* Aim of the exercise *
Without the pictures, write out all the lines below exactly as they appear.

* Available data *
-*-

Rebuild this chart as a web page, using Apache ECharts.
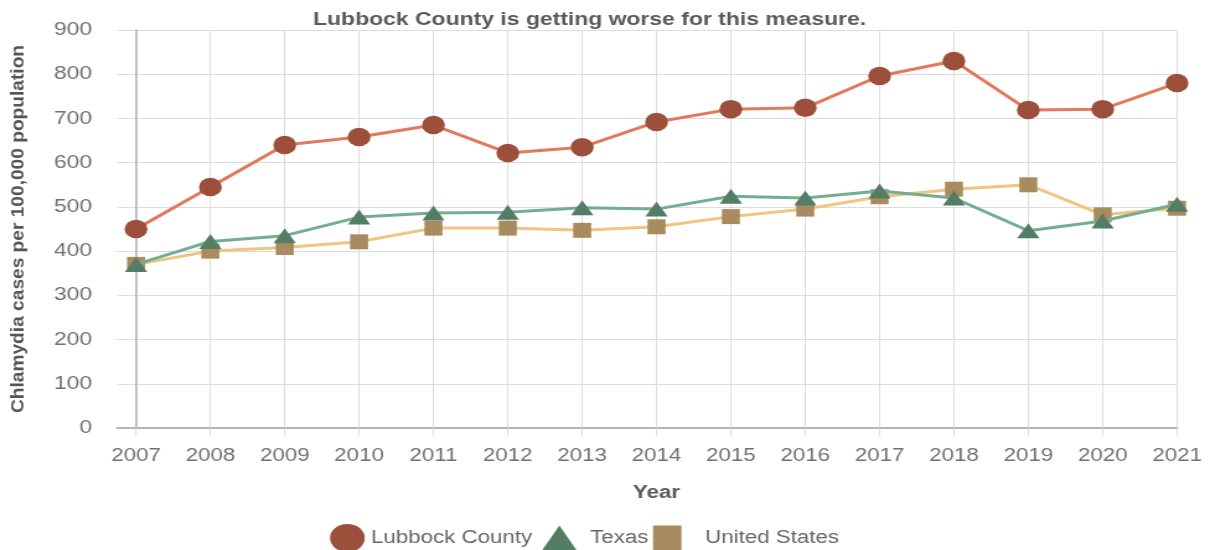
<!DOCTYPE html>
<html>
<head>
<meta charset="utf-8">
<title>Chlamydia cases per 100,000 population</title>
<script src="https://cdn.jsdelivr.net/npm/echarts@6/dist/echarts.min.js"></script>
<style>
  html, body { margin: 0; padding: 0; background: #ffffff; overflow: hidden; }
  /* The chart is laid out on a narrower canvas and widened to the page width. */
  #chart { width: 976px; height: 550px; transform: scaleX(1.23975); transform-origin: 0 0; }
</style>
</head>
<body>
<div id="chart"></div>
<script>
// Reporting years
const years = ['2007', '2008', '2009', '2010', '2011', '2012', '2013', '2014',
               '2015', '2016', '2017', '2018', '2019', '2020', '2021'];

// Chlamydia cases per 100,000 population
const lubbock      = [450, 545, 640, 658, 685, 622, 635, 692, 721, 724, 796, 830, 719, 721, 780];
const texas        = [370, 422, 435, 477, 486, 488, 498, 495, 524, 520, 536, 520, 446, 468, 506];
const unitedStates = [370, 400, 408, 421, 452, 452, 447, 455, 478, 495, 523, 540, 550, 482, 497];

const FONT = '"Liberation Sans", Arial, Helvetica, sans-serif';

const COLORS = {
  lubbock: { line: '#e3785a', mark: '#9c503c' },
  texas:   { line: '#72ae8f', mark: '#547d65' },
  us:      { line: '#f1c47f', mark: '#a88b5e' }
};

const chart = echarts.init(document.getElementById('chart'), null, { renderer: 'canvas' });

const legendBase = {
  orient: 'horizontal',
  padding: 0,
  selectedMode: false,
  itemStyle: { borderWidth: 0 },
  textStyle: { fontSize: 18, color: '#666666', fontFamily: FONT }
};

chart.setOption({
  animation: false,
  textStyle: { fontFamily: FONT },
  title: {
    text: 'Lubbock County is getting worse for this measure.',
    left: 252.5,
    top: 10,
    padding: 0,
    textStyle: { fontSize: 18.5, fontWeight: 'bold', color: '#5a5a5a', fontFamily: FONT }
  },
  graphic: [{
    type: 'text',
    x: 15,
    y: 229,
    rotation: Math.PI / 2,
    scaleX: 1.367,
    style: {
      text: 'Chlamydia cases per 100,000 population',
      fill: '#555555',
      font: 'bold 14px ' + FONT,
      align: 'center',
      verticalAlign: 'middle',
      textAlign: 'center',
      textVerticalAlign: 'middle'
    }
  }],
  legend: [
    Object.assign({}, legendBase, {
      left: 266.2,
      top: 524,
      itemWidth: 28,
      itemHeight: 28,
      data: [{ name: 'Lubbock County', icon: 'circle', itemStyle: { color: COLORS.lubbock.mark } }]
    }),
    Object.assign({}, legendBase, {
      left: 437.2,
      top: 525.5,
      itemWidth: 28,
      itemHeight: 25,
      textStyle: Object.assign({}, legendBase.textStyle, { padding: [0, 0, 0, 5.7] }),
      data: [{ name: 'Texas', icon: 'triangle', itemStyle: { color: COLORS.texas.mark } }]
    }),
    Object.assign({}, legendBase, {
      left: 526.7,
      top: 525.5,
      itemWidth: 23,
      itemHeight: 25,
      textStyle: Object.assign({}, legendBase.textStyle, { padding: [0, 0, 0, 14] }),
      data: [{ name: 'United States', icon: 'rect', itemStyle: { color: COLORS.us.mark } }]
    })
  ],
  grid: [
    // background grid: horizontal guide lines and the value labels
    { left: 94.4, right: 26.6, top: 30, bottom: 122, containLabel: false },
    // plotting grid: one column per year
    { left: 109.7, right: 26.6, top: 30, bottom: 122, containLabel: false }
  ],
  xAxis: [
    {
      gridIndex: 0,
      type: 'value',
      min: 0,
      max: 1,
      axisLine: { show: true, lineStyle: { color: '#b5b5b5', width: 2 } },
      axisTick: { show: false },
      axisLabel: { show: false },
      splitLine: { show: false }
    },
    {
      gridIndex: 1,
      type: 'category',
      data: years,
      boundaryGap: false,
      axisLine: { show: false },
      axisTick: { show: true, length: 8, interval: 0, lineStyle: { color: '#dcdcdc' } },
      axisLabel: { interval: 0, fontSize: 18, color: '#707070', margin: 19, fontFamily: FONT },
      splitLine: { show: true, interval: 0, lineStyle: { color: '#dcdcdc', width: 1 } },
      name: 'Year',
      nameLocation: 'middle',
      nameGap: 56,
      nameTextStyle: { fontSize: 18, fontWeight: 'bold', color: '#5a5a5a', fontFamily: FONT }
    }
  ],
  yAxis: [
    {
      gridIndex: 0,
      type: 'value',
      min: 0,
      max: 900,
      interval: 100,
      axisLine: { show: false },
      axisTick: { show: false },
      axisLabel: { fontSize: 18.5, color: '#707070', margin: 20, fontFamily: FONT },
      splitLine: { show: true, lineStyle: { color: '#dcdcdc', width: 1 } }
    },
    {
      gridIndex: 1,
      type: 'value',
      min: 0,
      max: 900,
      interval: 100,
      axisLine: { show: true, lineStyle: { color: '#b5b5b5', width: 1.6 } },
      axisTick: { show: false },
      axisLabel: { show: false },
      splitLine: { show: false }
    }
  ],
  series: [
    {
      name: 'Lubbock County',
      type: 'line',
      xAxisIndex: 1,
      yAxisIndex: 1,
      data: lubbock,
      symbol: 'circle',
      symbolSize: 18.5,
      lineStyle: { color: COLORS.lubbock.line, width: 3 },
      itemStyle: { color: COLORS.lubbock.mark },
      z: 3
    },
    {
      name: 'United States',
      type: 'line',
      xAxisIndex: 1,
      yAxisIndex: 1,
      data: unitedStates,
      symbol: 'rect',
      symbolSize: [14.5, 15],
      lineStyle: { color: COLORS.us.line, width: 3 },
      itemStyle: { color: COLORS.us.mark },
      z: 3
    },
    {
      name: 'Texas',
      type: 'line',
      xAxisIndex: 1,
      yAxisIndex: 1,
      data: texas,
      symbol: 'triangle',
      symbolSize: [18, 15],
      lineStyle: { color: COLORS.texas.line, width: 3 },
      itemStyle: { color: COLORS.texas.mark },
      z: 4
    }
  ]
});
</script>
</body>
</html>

-*-

* Answer to the problem *
Rebuild this chart as a web page, using Apache ECharts.
<!DOCTYPE html>
<html>
<head>
<meta charset="utf-8">
<title>Chlamydia cases per 100,000 population</title>
<script src="https://cdn.jsdelivr.net/npm/echarts@6/dist/echarts.min.js"></script>
<style>
  html, body { margin: 0; padding: 0; background: #ffffff; overflow: hidden; }
  /* The chart is laid out on a narrower canvas and widened to the page width. */
  #chart { width: 976px; height: 550px; transform: scaleX(1.23975); transform-origin: 0 0; }
</style>
</head>
<body>
<div id="chart"></div>
<script>
// Reporting years
const years = ['2007', '2008', '2009', '2010', '2011', '2012', '2013', '2014',
               '2015', '2016', '2017', '2018', '2019', '2020', '2021'];

// Chlamydia cases per 100,000 population
const lubbock      = [450, 545, 640, 658, 685, 622, 635, 692, 721, 724, 796, 830, 719, 721, 780];
const texas        = [370, 422, 435, 477, 486, 488, 498, 495, 524, 520, 536, 520, 446, 468, 506];
const unitedStates = [370, 400, 408, 421, 452, 452, 447, 455, 478, 495, 523, 540, 550, 482, 497];

const FONT = '"Liberation Sans", Arial, Helvetica, sans-serif';

const COLORS = {
  lubbock: { line: '#e3785a', mark: '#9c503c' },
  texas:   { line: '#72ae8f', mark: '#547d65' },
  us:      { line: '#f1c47f', mark: '#a88b5e' }
};

const chart = echarts.init(document.getElementById('chart'), null, { renderer: 'canvas' });

const legendBase = {
  orient: 'horizontal',
  padding: 0,
  selectedMode: false,
  itemStyle: { borderWidth: 0 },
  textStyle: { fontSize: 18, color: '#666666', fontFamily: FONT }
};

chart.setOption({
  animation: false,
  textStyle: { fontFamily: FONT },
  title: {
    text: 'Lubbock County is getting worse for this measure.',
    left: 252.5,
    top: 10,
    padding: 0,
    textStyle: { fontSize: 18.5, fontWeight: 'bold', color: '#5a5a5a', fontFamily: FONT }
  },
  graphic: [{
    type: 'text',
    x: 15,
    y: 229,
    rotation: Math.PI / 2,
    scaleX: 1.367,
    style: {
      text: 'Chlamydia cases per 100,000 population',
      fill: '#555555',
      font: 'bold 14px ' + FONT,
      align: 'center',
      verticalAlign: 'middle',
      textAlign: 'center',
      textVerticalAlign: 'middle'
    }
  }],
  legend: [
    Object.assign({}, legendBase, {
      left: 266.2,
      top: 524,
      itemWidth: 28,
      itemHeight: 28,
      data: [{ name: 'Lubbock County', icon: 'circle', itemStyle: { color: COLORS.lubbock.mark } }]
    }),
    Object.assign({}, legendBase, {
      left: 437.2,
      top: 525.5,
      itemWidth: 28,
      itemHeight: 25,
      textStyle: Object.assign({}, legendBase.textStyle, { padding: [0, 0, 0, 5.7] }),
      data: [{ name: 'Texas', icon: 'triangle', itemStyle: { color: COLORS.texas.mark } }]
    }),
    Object.assign({}, legendBase, {
      left: 526.7,
      top: 525.5,
      itemWidth: 23,
      itemHeight: 25,
      textStyle: Object.assign({}, legendBase.textStyle, { padding: [0, 0, 0, 14] }),
      data: [{ name: 'United States', icon: 'rect', itemStyle: { color: COLORS.us.mark } }]
    })
  ],
  grid: [
    // background grid: horizontal guide lines and the value labels
    { left: 94.4, right: 26.6, top: 30, bottom: 122, containLabel: false },
    // plotting grid: one column per year
    { left: 109.7, right: 26.6, top: 30, bottom: 122, containLabel: false }
  ],
  xAxis: [
    {
      gridIndex: 0,
      type: 'value',
      min: 0,
      max: 1,
      axisLine: { show: true, lineStyle: { color: '#b5b5b5', width: 2 } },
      axisTick: { show: false },
      axisLabel: { show: false },
      splitLine: { show: false }
    },
    {
      gridIndex: 1,
      type: 'category',
      data: years,
      boundaryGap: false,
      axisLine: { show: false },
      axisTick: { show: true, length: 8, interval: 0, lineStyle: { color: '#dcdcdc' } },
      axisLabel: { interval: 0, fontSize: 18, color: '#707070', margin: 19, fontFamily: FONT },
      splitLine: { show: true, interval: 0, lineStyle: { color: '#dcdcdc', width: 1 } },
      name: 'Year',
      nameLocation: 'middle',
      nameGap: 56,
      nameTextStyle: { fontSize: 18, fontWeight: 'bold', color: '#5a5a5a', fontFamily: FONT }
    }
  ],
  yAxis: [
    {
      gridIndex: 0,
      type: 'value',
      min: 0,
      max: 900,
      interval: 100,
      axisLine: { show: false },
      axisTick: { show: false },
      axisLabel: { fontSize: 18.5, color: '#707070', margin: 20, fontFamily: FONT },
      splitLine: { show: true, lineStyle: { color: '#dcdcdc', width: 1 } }
    },
    {
      gridIndex: 1,
      type: 'value',
      min: 0,
      max: 900,
      interval: 100,
      axisLine: { show: true, lineStyle: { color: '#b5b5b5', width: 1.6 } },
      axisTick: { show: false },
      axisLabel: { show: false },
      splitLine: { show: false }
    }
  ],
  series: [
    {
      name: 'Lubbock County',
      type: 'line',
      xAxisIndex: 1,
      yAxisIndex: 1,
      data: lubbock,
      symbol: 'circle',
      symbolSize: 18.5,
      lineStyle: { color: COLORS.lubbock.line, width: 3 },
      itemStyle: { color: COLORS.lubbock.mark },
      z: 3
    },
    {
      name: 'United States',
      type: 'line',
      xAxisIndex: 1,
      yAxisIndex: 1,
      data: unitedStates,
      symbol: 'rect',
      symbolSize: [14.5, 15],
      lineStyle: { color: COLORS.us.line, width: 3 },
      itemStyle: { color: COLORS.us.mark },
      z: 3
    },
    {
      name: 'Texas',
      type: 'line',
      xAxisIndex: 1,
      yAxisIndex: 1,
      data: texas,
      symbol: 'triangle',
      symbolSize: [18, 15],
      lineStyle: { color: COLORS.texas.line, width: 3 },
      itemStyle: { color: COLORS.texas.mark },
      z: 4
    }
  ]
});
</script>
</body>
</html>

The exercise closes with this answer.